Patrick Cain, Enterprise City Schools. Cain was awarded $3,650 for the junior high schools' Science, Technology, Engineering and Math project, and has been in education for over a decade as a mathematics teacher, assistant principal and principal.

Leslie Royer, Carroll High School. Awarded $2,000 for her community food garden. Royer said she loves teaching science at Carroll because she gets to do awesome experiments with brilliant students on a daily basis.

Deborah Owens, WeeCats Preschool. Owens was awarded $2,700 for her WeeCats Sensory Garden. She said she believes that a positive self-image is the main ingredient to a child's success, adding that it is her job as a teacher to make this a priority.

Amy Hatcher, Carroll High School. Hatcher was awarded $1,000 for her Skilled for Life program. She said she loves teaching in this area because it gives her a daily opportunity to promote each student's abilities in a world that highlights their disability. She teaches them to be skilled for life, not just academic success.

Margaret Tyner, College Street Elementary School. Awarded $350 for her Art Bots project. Tyner said she enjoys all the things she learns with and from her students.

Emily Herbert, Zion Chapel High School. Herbert was awarded $400 for her growing STEM project. She said she feels it is her privilege to assist young people as they take on challenges, struggle with them and persist until they overcome them.

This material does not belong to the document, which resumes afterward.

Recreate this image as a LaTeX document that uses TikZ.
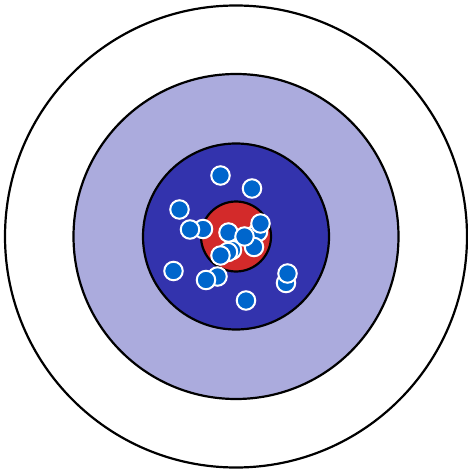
\documentclass[tikz,border=0pt]{standalone}
\usepackage{tikz}

\definecolor{ringlight}{HTML}{ABABDD}
\definecolor{ringdark}{HTML}{3333AD}
\definecolor{bullred}{HTML}{D32A2A}
\definecolor{shotblue}{HTML}{0066CC}

\tikzset{
  ring/.style={draw=black, line width=2.2pt},
  shot/.style={circle, fill=shotblue, draw=white, line width=2pt,
    minimum size=18.5pt, inner sep=0pt},
}

\begin{document}
\begin{tikzpicture}[x=1pt, y=-1pt]
  \useasboundingbox (0,0) rectangle (467,470);
  \coordinate (C) at (236,236.5);
  % target rings
  \draw[ring, fill=white] (C) circle (231);
  \draw[ring, fill=ringlight] (C) circle (162.5);
  \draw[ring, fill=ringdark] (C) circle (93);
  \draw[ring, fill=bullred] (C) circle (35);
  % shots, the hidden ones first
  \node[shot] (s10) at (258,232) {};
  \node[shot] (s19) at (232,250) {};
  \node[shot] (s20) at (228,252) {};
  \node[shot] (s9) at (254,247) {};
  \node[shot] (s4) at (203,229) {};
  \node[shot] (s14) at (217.5,276.5) {};
  \node[shot] (s17) at (286,283) {};
  \node[shot] (s1) at (220.5,175.5) {};
  \node[shot] (s2) at (252,188.5) {};
  \node[shot] (s3) at (179.5,209.5) {};
  \node[shot] (s5) at (190,229.5) {};
  \node[shot] (s6) at (228.5,232.5) {};
  \node[shot] (s7) at (244.5,236.5) {};
  \node[shot] (s8) at (260.5,223.5) {};
  \node[shot] (s12) at (220.5,255.5) {};
  \node[shot] (s13) at (173.5,271) {};
  \node[shot] (s15) at (206,280) {};
  \node[shot] (s18) at (287.5,273.5) {};
  \node[shot] (s16) at (246,300.5) {};
\end{tikzpicture}
\end{document}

Brenda Forti, Fort Rucker Elementary School. Awarded $150 for her measuring tools project. Forti said she gets to interact with the most enthusiastic, exciting and entertaining individuals every day -- her students.

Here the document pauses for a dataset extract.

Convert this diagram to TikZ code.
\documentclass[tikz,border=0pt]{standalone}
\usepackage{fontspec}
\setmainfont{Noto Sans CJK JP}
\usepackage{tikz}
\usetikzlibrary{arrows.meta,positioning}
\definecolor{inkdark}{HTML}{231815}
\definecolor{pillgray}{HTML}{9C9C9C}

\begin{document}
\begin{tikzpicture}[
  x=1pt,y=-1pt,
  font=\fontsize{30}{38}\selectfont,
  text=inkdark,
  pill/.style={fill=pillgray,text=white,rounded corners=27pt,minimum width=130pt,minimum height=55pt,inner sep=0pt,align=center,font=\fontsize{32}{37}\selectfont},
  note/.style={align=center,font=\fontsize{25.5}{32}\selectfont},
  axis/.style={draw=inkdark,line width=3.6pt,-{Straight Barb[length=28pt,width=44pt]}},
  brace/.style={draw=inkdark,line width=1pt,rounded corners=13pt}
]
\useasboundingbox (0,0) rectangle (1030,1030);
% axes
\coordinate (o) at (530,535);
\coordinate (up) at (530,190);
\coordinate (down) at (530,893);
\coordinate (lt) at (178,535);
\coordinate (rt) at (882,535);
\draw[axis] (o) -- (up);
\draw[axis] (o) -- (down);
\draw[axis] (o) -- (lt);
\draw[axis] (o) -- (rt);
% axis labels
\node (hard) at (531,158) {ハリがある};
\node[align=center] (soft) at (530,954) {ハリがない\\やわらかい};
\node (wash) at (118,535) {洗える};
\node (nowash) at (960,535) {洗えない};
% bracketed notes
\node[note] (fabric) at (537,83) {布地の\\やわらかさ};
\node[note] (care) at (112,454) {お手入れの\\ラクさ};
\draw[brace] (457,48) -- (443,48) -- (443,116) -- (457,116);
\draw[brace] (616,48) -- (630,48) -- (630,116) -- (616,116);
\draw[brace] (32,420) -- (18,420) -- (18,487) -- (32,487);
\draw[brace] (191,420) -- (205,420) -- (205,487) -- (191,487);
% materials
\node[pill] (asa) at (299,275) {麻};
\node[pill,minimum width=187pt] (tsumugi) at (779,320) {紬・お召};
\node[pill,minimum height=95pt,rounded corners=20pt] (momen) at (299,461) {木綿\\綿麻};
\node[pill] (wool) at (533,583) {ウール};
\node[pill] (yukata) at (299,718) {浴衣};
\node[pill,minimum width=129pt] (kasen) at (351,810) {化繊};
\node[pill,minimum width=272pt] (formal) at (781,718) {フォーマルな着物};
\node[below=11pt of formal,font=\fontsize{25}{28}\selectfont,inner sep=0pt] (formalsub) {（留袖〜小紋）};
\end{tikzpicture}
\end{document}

Donna Lampley, Rucker Boulevard Elementary School. Lampley was awarded $2,225 for her iPads in the Classroom project. She said the reason she loves teaching is because she gets to meet and work with some extraordinary people on a daily basis, and help mold their lives to be the leaders they were born to be.

William Stokes, Dauphin Junior High School. Stokes was awarded $350 for his Dauphin Art project. He said he loves teaching art because it requires students to be both creative and self-disciplined.

Kimberly Barcelona, Fort Rucker Elementary School. Barcelona was awarded $100 for her science support project. She has been teaching second grade at the school for three years, and said she loves bringing the sciences and STEM education alive in the classroom.

Karen Kerfoot, Coppinville Junior High. Awarded $500 for her 360 Classroom. Kerfoot said she loves teaching because she can make a difference in the lives of her students, and she hopes to be the light in their worlds and she loves knowing that she can help them in ways that they don't even realize.

"I challenge you to keep your door open while you are doing great things in your classroom," said Higginbotham. "As an agent of change, you will lead those around you without realizing it. Other teachers will see what you are doing and they will want that for themselves."

The thrift shop plans to continue the grant program, she said.